> _Written task_
Which lines hold the word "that"? Copy each of them from the material.

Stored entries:
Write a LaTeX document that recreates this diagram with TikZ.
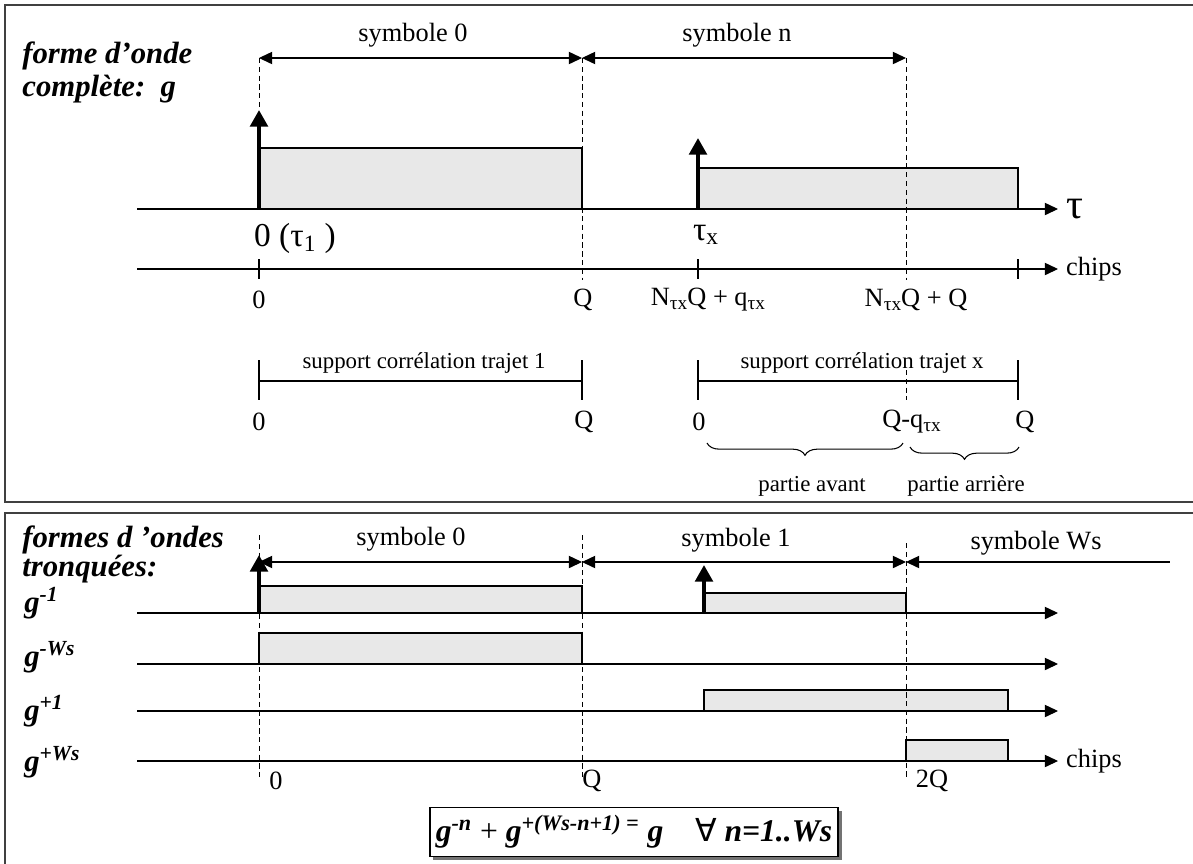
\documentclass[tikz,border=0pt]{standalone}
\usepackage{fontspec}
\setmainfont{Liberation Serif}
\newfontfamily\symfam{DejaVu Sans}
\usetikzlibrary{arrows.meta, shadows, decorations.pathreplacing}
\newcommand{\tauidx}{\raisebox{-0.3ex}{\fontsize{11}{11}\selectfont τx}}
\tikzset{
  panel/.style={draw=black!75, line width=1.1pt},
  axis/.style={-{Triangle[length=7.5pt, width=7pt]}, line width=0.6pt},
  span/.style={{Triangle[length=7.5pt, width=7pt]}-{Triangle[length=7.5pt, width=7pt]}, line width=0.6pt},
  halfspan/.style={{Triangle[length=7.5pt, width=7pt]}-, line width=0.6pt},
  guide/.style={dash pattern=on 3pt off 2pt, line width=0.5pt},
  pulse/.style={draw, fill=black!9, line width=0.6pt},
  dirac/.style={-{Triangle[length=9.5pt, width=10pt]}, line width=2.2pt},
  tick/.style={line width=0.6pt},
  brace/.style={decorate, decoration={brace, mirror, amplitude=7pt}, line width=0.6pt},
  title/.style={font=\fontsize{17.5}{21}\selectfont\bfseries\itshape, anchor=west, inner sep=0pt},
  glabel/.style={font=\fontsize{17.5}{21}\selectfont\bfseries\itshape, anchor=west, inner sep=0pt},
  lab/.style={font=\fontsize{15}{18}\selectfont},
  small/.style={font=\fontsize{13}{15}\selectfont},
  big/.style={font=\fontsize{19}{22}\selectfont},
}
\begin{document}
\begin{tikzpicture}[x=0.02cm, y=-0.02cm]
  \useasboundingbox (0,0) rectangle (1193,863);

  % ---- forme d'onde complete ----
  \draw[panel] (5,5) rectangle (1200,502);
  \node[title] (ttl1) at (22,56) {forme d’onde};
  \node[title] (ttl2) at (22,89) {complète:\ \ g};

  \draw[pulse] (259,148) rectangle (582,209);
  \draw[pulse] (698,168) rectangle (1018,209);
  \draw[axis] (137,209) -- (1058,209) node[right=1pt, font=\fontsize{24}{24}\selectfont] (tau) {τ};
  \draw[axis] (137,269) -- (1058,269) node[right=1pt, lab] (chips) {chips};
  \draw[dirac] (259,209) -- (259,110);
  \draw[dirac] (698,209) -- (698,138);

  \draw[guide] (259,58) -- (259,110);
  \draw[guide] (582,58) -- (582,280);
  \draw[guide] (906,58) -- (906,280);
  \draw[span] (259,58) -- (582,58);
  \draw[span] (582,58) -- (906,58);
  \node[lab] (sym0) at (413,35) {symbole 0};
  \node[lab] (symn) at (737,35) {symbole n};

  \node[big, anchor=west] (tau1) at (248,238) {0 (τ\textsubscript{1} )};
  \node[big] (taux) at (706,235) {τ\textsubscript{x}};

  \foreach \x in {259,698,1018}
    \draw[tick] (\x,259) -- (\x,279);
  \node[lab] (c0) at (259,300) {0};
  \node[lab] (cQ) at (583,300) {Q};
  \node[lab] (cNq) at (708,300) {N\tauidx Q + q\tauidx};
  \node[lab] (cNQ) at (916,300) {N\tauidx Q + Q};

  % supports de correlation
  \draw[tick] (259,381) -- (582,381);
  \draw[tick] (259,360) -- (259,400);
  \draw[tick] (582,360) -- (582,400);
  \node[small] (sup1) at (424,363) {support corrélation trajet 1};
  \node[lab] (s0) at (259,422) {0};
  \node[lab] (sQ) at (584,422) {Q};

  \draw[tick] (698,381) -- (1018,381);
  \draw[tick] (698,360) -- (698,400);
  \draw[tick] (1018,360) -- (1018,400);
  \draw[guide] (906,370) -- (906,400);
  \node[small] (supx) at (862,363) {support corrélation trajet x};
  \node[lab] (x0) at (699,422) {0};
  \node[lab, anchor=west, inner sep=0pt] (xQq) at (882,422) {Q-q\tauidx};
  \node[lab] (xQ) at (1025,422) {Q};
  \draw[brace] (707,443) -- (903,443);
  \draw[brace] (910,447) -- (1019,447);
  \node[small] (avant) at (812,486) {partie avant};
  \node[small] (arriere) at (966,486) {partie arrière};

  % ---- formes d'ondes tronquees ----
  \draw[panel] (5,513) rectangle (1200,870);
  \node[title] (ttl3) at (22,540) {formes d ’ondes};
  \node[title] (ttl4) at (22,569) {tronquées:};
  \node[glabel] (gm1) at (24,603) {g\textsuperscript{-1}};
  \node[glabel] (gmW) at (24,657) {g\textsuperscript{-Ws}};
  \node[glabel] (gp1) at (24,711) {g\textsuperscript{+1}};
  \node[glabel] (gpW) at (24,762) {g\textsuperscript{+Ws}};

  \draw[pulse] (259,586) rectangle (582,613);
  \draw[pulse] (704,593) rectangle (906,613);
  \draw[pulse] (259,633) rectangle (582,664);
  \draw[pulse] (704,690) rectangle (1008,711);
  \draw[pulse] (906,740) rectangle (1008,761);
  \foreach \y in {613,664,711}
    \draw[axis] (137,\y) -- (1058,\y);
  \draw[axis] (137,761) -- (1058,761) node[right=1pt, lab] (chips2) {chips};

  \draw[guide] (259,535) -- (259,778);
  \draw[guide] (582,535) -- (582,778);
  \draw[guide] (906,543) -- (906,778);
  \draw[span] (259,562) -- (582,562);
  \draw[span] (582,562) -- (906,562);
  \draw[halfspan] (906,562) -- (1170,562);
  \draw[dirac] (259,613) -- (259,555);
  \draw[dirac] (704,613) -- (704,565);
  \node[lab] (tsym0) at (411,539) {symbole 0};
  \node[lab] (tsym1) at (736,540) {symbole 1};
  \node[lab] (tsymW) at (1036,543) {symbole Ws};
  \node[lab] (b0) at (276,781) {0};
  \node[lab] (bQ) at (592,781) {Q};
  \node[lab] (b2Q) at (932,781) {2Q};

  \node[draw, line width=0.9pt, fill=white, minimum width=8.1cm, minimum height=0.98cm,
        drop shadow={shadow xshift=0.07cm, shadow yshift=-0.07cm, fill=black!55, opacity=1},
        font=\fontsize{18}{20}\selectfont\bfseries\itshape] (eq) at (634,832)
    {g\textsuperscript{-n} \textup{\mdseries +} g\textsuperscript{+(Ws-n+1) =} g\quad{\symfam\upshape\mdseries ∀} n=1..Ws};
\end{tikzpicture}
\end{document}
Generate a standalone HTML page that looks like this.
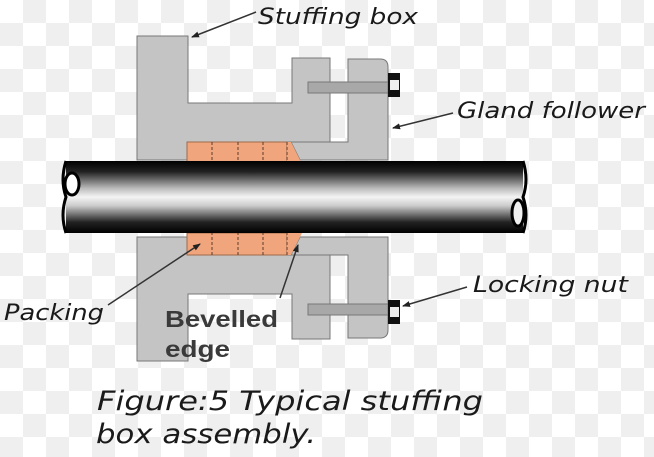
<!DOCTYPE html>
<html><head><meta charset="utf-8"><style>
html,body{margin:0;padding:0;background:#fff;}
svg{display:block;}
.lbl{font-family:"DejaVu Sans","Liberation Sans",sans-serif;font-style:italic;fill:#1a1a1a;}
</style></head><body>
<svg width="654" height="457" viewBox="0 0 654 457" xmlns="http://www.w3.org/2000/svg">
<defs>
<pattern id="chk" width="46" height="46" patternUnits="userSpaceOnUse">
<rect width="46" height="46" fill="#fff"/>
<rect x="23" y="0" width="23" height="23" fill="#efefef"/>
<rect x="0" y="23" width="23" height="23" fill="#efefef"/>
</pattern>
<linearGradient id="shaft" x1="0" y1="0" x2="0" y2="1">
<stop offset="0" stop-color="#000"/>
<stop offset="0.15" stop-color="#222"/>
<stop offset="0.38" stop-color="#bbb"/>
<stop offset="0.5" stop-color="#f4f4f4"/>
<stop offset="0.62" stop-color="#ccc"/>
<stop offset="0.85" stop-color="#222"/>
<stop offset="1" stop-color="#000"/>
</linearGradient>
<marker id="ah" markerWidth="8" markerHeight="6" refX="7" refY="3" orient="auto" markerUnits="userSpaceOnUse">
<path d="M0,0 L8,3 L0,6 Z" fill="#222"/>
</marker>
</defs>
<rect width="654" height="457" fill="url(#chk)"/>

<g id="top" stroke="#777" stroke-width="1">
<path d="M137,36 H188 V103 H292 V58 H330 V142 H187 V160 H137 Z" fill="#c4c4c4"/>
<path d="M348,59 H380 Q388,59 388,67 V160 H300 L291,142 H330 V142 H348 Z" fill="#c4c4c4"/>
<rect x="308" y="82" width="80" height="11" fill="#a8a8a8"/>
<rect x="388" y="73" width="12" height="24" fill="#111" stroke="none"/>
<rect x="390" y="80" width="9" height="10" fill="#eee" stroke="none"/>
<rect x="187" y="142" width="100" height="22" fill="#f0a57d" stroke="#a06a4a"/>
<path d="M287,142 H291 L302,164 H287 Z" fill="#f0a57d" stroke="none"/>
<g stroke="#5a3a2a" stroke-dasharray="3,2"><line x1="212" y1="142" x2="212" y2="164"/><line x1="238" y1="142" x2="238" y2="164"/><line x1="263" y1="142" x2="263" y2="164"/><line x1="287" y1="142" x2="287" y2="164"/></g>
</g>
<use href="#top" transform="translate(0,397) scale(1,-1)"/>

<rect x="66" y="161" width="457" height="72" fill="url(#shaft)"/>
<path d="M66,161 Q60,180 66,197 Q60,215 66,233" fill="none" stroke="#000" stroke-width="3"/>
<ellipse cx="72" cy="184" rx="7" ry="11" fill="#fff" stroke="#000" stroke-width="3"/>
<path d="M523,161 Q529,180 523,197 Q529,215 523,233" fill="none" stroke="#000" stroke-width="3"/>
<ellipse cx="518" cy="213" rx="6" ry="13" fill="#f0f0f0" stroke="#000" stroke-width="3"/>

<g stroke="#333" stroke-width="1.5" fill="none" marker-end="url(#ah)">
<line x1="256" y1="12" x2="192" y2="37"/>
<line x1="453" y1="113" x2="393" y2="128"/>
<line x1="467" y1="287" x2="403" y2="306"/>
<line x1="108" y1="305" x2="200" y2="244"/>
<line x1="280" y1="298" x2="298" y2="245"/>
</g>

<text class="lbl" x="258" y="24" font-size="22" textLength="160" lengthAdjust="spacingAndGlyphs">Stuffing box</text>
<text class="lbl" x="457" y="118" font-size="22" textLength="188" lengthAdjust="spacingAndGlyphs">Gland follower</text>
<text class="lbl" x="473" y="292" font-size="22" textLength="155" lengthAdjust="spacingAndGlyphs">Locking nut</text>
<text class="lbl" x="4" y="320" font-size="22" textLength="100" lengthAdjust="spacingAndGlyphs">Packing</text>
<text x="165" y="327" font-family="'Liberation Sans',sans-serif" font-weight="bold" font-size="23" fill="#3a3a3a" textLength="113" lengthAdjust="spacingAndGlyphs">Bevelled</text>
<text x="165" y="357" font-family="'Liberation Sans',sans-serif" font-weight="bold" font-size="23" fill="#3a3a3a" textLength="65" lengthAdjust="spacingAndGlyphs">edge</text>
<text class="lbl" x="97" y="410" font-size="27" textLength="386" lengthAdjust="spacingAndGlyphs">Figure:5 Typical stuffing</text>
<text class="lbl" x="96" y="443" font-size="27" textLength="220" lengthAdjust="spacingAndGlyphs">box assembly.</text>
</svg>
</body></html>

> _Response to the exercise_
Write a LaTeX document that recreates this diagram with TikZ.
Generate a standalone HTML page that looks like this.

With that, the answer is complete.